L’AFD vient d’octroyer au Maroc un prêt de 80 millions d’euros pour appuyer la réforme de l’enseignement. N’est-il pas temps d’éviter que des milliards de dirhams soient mobilisés pour ce secteur sans résultats ?
Un budget de 45 milliards de DH par an est consacré au secteur de l’enseignement. Le financement n’est plus un problème pour les projets d’enseignement. L’effort de la généralisation a été réussi. Il faut passer à la gouvernance et la qualité au sein du secteur. Selon le ministre de l’Éducation nationale, tout le monde est mobilisé pour réussir ce chantier. Les parents d’élèves doivent aussi être mobilisés.

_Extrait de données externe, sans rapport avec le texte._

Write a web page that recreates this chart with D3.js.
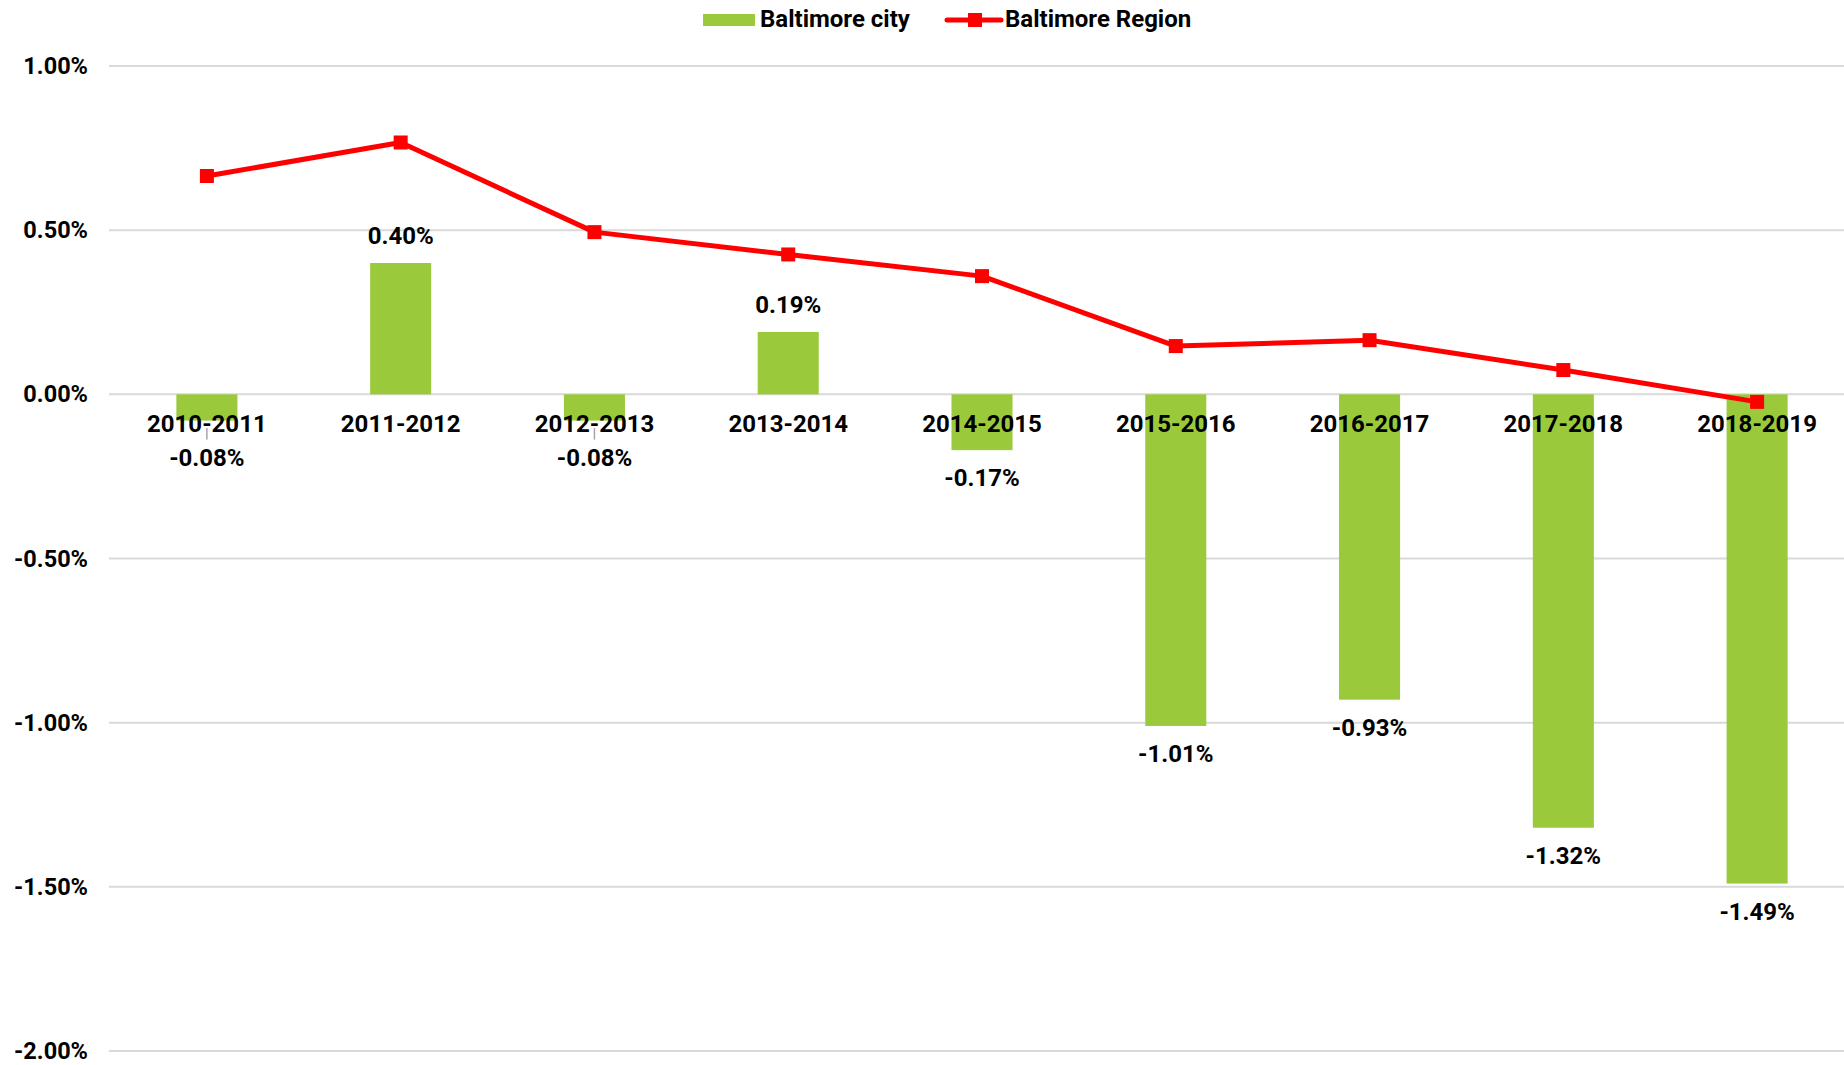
<!DOCTYPE html>
<html>
<head>
<meta charset="utf-8">
<script src="https://cdn.jsdelivr.net/npm/d3@7"></script>
<style>
  html, body { margin: 0; padding: 0; background: #ffffff; }
  svg { display: block; font-family: Roboto, "Liberation Sans", sans-serif; font-weight: bold; }
</style>
</head>
<body>
<svg id="chart" width="1844" height="1065"></svg>
<script>
const categories = ["2010-2011","2011-2012","2012-2013","2013-2014","2014-2015","2015-2016","2016-2017","2017-2018","2018-2019"];
const cityValues = [-0.08, 0.40, -0.08, 0.19, -0.17, -1.01, -0.93, -1.32, -1.49];
const regionValues = [0.665, 0.767, 0.494, 0.426, 0.360, 0.147, 0.165, 0.074, -0.023];
const yTicks = [1.0, 0.5, 0.0, -0.5, -1.0, -1.5, -2.0];
const seriesNames = ["Baltimore city", "Baltimore Region"];

const GREEN = "#9ACA3C", RED = "#FF0000", GRID = "#D9D9D9";
const svg = d3.select("#chart");
const pct = d => (d < 0 ? "-" : "") + Math.abs(d).toFixed(2) + "%";

const x = d3.scaleBand().domain(categories).range([110, 1854]).paddingInner(0.685).paddingOuter(0.3425);
const y = d3.scaleLinear().domain([-2, 1]).range([1051, 66]);
const cx = d => x(d) + x.bandwidth() / 2;

// gridlines
svg.append("g").selectAll("line").data(yTicks).join("line")
  .attr("x1", 109).attr("x2", 1844)
  .attr("y1", d => y(d)).attr("y2", d => y(d))
  .attr("stroke", GRID).attr("stroke-width", 2);

// y axis labels
const yAxis = d3.axisLeft(y).tickValues(yTicks).tickSize(0).tickPadding(0).tickFormat(pct);
const yg = svg.append("g").attr("transform", "translate(88,0)").call(yAxis);
yg.select(".domain").remove();
yg.selectAll("text").attr("font-size", 23.5).attr("font-weight", "bold")
  .attr("font-family", "Roboto, sans-serif").attr("fill", "#000");

// bars
svg.append("g").selectAll("rect").data(cityValues).join("rect")
  .attr("x", (d, i) => x(categories[i]))
  .attr("width", x.bandwidth())
  .attr("y", d => y(Math.max(0, d)))
  .attr("height", d => Math.abs(y(d) - y(0)))
  .attr("fill", GREEN);

// category labels
const catY = 432;
svg.append("g").selectAll("text").data(categories).join("text")
  .attr("x", d => cx(d)).attr("y", catY)
  .attr("text-anchor", "middle").attr("font-size", 24).attr("fill", "#000")
  .text(d => d);

// data labels for bars
const labelInfo = cityValues.map((v, i) => {
  const px = cx(categories[i]);
  if (v >= 0) return { px, py: y(v) - 19, moved: false, v };
  let py = y(v) + 19 + 17;
  let moved = false;
  if (py - 17 < catY + 10) { py += 9; moved = true; }
  return { px, py, moved, v };
});
svg.append("g").selectAll("line").data(labelInfo.filter(d => d.moved)).join("line")
  .attr("x1", d => d.px).attr("x2", d => d.px)
  .attr("y1", d => catY - 4).attr("y2", d => d.py - 26)
  .attr("stroke", "#A6A6A6").attr("stroke-width", 1.5);
svg.append("g").selectAll("text").data(labelInfo).join("text")
  .attr("x", d => d.px).attr("y", d => d.py)
  .attr("text-anchor", "middle").attr("font-size", 24).attr("fill", "#000")
  .text(d => pct(d.v));

// region line
const line = d3.line().x((d, i) => cx(categories[i])).y(d => y(d));
svg.append("path").datum(regionValues).attr("d", line)
  .attr("fill", "none").attr("stroke", RED).attr("stroke-width", 5).attr("stroke-linejoin", "round");
const ms = 14;
svg.append("g").selectAll("rect").data(regionValues).join("rect")
  .attr("x", (d, i) => cx(categories[i]) - ms / 2)
  .attr("y", d => y(d) - ms / 2)
  .attr("width", ms).attr("height", ms).attr("fill", RED);

// legend
const lg = svg.append("g");
lg.append("rect").attr("x", 703).attr("y", 14).attr("width", 52).attr("height", 12).attr("fill", GREEN);
lg.append("text").attr("x", 760).attr("y", 27).attr("font-size", 24).attr("fill", "#000").text(seriesNames[0]);
lg.append("line").attr("x1", 947).attr("x2", 1001).attr("y1", 20).attr("y2", 20)
  .attr("stroke", RED).attr("stroke-width", 5).attr("stroke-linecap", "round");
lg.append("rect").attr("x", 968).attr("y", 13).attr("width", 14).attr("height", 14).attr("fill", RED);
lg.append("text").attr("x", 1005).attr("y", 27).attr("font-size", 24).attr("fill", "#000").text(seriesNames[1]);
</script>
</body>
</html>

62.500 emplois créés dans le public en 2017

L’année 2017 sera marquée par un chiffre record en matière d’emploi dans le secteur public. On s’attend à la création de quelque 62.500 emplois dont 24.000 prévus par la loi de Finances de 2017. C’est un exploit, selon le ministre de l’Économie et des finances. Le secteur de l’enseignement s’accapare la part du lion grâce au nouveau système des contrats. Après les 11.000 contractuels des académies régionales de l’éducation et de la formation, quelque 24.000 enseignants sont en cours de recrutement par le département de Hassad pour la prochaine rentrée. À cela s’ajoute 3.500 postes budgétaires pour les établissements publics.